Copy all the data exactly, except the pictures.

+++ DATA PROVIDED

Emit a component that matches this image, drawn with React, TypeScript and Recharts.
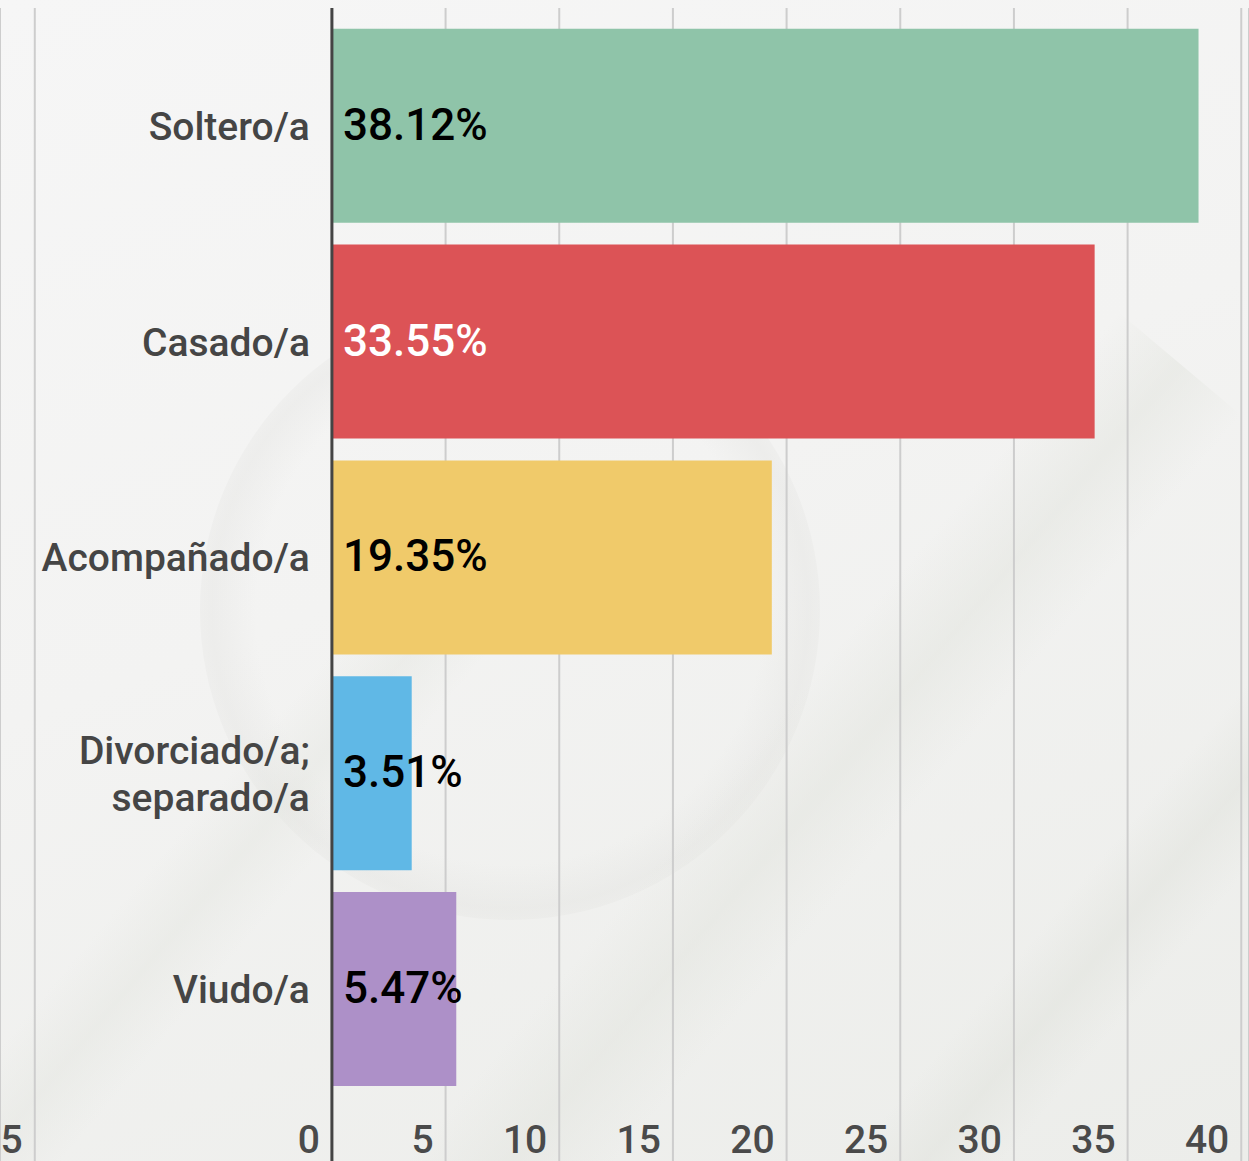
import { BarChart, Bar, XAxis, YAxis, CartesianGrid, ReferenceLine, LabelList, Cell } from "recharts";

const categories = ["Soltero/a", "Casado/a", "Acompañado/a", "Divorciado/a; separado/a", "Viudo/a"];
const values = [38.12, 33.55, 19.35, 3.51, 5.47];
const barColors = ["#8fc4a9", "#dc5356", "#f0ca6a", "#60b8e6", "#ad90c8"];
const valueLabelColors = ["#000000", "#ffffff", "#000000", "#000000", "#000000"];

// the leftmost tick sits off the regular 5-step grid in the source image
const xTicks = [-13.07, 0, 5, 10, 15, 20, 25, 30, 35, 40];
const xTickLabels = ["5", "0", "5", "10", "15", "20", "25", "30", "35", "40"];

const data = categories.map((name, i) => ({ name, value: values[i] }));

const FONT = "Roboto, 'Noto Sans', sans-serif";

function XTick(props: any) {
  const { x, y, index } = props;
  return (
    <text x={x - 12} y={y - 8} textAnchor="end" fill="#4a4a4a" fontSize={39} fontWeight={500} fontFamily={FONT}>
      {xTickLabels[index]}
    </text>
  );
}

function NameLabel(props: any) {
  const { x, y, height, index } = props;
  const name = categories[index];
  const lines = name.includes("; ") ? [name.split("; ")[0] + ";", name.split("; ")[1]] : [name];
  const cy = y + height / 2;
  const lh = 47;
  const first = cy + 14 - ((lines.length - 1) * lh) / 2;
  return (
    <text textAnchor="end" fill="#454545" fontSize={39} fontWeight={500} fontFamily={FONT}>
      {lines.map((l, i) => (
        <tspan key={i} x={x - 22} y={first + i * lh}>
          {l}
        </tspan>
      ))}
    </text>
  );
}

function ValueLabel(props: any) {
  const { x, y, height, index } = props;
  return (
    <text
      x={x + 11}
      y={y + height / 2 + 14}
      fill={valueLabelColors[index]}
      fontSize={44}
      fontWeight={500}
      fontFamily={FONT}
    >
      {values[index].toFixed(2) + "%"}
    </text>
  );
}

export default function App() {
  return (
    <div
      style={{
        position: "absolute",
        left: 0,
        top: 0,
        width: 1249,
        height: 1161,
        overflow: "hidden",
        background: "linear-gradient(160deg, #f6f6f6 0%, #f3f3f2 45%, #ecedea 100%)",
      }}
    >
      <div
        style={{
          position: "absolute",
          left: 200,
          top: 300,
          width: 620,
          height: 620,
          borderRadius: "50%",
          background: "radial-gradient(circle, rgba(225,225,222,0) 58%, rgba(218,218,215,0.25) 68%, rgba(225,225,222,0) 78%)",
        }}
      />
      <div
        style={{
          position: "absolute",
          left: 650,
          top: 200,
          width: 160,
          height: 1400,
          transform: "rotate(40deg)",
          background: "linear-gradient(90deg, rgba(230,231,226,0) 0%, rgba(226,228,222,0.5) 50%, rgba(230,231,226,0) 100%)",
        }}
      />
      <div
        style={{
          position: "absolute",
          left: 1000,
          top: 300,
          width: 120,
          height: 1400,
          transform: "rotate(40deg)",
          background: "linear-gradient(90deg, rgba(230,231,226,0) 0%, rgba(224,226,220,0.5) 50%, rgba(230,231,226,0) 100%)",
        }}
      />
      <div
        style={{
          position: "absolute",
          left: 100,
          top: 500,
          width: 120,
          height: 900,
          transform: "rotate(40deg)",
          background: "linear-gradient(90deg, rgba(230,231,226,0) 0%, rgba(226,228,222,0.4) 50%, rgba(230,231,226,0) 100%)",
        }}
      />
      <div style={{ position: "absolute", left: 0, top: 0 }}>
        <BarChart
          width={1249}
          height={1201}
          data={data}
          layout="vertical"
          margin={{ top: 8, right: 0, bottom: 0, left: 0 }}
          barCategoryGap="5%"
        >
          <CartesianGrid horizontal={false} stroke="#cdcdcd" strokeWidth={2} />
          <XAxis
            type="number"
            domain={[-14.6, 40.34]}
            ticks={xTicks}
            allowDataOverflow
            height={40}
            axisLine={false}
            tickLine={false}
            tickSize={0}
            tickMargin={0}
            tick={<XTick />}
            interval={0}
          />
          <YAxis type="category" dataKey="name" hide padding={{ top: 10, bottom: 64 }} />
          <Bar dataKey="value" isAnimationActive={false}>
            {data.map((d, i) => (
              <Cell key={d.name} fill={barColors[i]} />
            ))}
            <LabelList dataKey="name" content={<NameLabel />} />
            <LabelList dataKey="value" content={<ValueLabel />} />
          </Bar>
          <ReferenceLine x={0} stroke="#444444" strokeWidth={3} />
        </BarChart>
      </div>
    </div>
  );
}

++++++

## FINAL RESULT
Emit a component that matches this image, drawn with React, TypeScript and Recharts.
import { BarChart, Bar, XAxis, YAxis, CartesianGrid, ReferenceLine, LabelList, Cell } from "recharts";

const categories = ["Soltero/a", "Casado/a", "Acompañado/a", "Divorciado/a; separado/a", "Viudo/a"];
const values = [38.12, 33.55, 19.35, 3.51, 5.47];
const barColors = ["#8fc4a9", "#dc5356", "#f0ca6a", "#60b8e6", "#ad90c8"];
const valueLabelColors = ["#000000", "#ffffff", "#000000", "#000000", "#000000"];

// the leftmost tick sits off the regular 5-step grid in the source image
const xTicks = [-13.07, 0, 5, 10, 15, 20, 25, 30, 35, 40];
const xTickLabels = ["5", "0", "5", "10", "15", "20", "25", "30", "35", "40"];

const data = categories.map((name, i) => ({ name, value: values[i] }));

const FONT = "Roboto, 'Noto Sans', sans-serif";

function XTick(props: any) {
  const { x, y, index } = props;
  return (
    <text x={x - 12} y={y - 8} textAnchor="end" fill="#4a4a4a" fontSize={39} fontWeight={500} fontFamily={FONT}>
      {xTickLabels[index]}
    </text>
  );
}

function NameLabel(props: any) {
  const { x, y, height, index } = props;
  const name = categories[index];
  const lines = name.includes("; ") ? [name.split("; ")[0] + ";", name.split("; ")[1]] : [name];
  const cy = y + height / 2;
  const lh = 47;
  const first = cy + 14 - ((lines.length - 1) * lh) / 2;
  return (
    <text textAnchor="end" fill="#454545" fontSize={39} fontWeight={500} fontFamily={FONT}>
      {lines.map((l, i) => (
        <tspan key={i} x={x - 22} y={first + i * lh}>
          {l}
        </tspan>
      ))}
    </text>
  );
}

function ValueLabel(props: any) {
  const { x, y, height, index } = props;
  return (
    <text
      x={x + 11}
      y={y + height / 2 + 14}
      fill={valueLabelColors[index]}
      fontSize={44}
      fontWeight={500}
      fontFamily={FONT}
    >
      {values[index].toFixed(2) + "%"}
    </text>
  );
}

export default function App() {
  return (
    <div
      style={{
        position: "absolute",
        left: 0,
        top: 0,
        width: 1249,
        height: 1161,
        overflow: "hidden",
        background: "linear-gradient(160deg, #f6f6f6 0%, #f3f3f2 45%, #ecedea 100%)",
      }}
    >
      <div
        style={{
          position: "absolute",
          left: 200,
          top: 300,
          width: 620,
          height: 620,
          borderRadius: "50%",
          background: "radial-gradient(circle, rgba(225,225,222,0) 58%, rgba(218,218,215,0.25) 68%, rgba(225,225,222,0) 78%)",
        }}
      />
      <div
        style={{
          position: "absolute",
          left: 650,
          top: 200,
          width: 160,
          height: 1400,
          transform: "rotate(40deg)",
          background: "linear-gradient(90deg, rgba(230,231,226,0) 0%, rgba(226,228,222,0.5) 50%, rgba(230,231,226,0) 100%)",
        }}
      />
      <div
        style={{
          position: "absolute",
          left: 1000,
          top: 300,
          width: 120,
          height: 1400,
          transform: "rotate(40deg)",
          background: "linear-gradient(90deg, rgba(230,231,226,0) 0%, rgba(224,226,220,0.5) 50%, rgba(230,231,226,0) 100%)",
        }}
      />
      <div
        style={{
          position: "absolute",
          left: 100,
          top: 500,
          width: 120,
          height: 900,
          transform: "rotate(40deg)",
          background: "linear-gradient(90deg, rgba(230,231,226,0) 0%, rgba(226,228,222,0.4) 50%, rgba(230,231,226,0) 100%)",
        }}
      />
      <div style={{ position: "absolute", left: 0, top: 0 }}>
        <BarChart
          width={1249}
          height={1201}
          data={data}
          layout="vertical"
          margin={{ top: 8, right: 0, bottom: 0, left: 0 }}
          barCategoryGap="5%"
        >
          <CartesianGrid horizontal={false} stroke="#cdcdcd" strokeWidth={2} />
          <XAxis
            type="number"
            domain={[-14.6, 40.34]}
            ticks={xTicks}
            allowDataOverflow
            height={40}
            axisLine={false}
            tickLine={false}
            tickSize={0}
            tickMargin={0}
            tick={<XTick />}
            interval={0}
          />
          <YAxis type="category" dataKey="name" hide padding={{ top: 10, bottom: 64 }} />
          <Bar dataKey="value" isAnimationActive={false}>
            {data.map((d, i) => (
              <Cell key={d.name} fill={barColors[i]} />
            ))}
            <LabelList dataKey="name" content={<NameLabel />} />
            <LabelList dataKey="value" content={<ValueLabel />} />
          </Bar>
          <ReferenceLine x={0} stroke="#444444" strokeWidth={3} />
        </BarChart>
      </div>
    </div>
  );
}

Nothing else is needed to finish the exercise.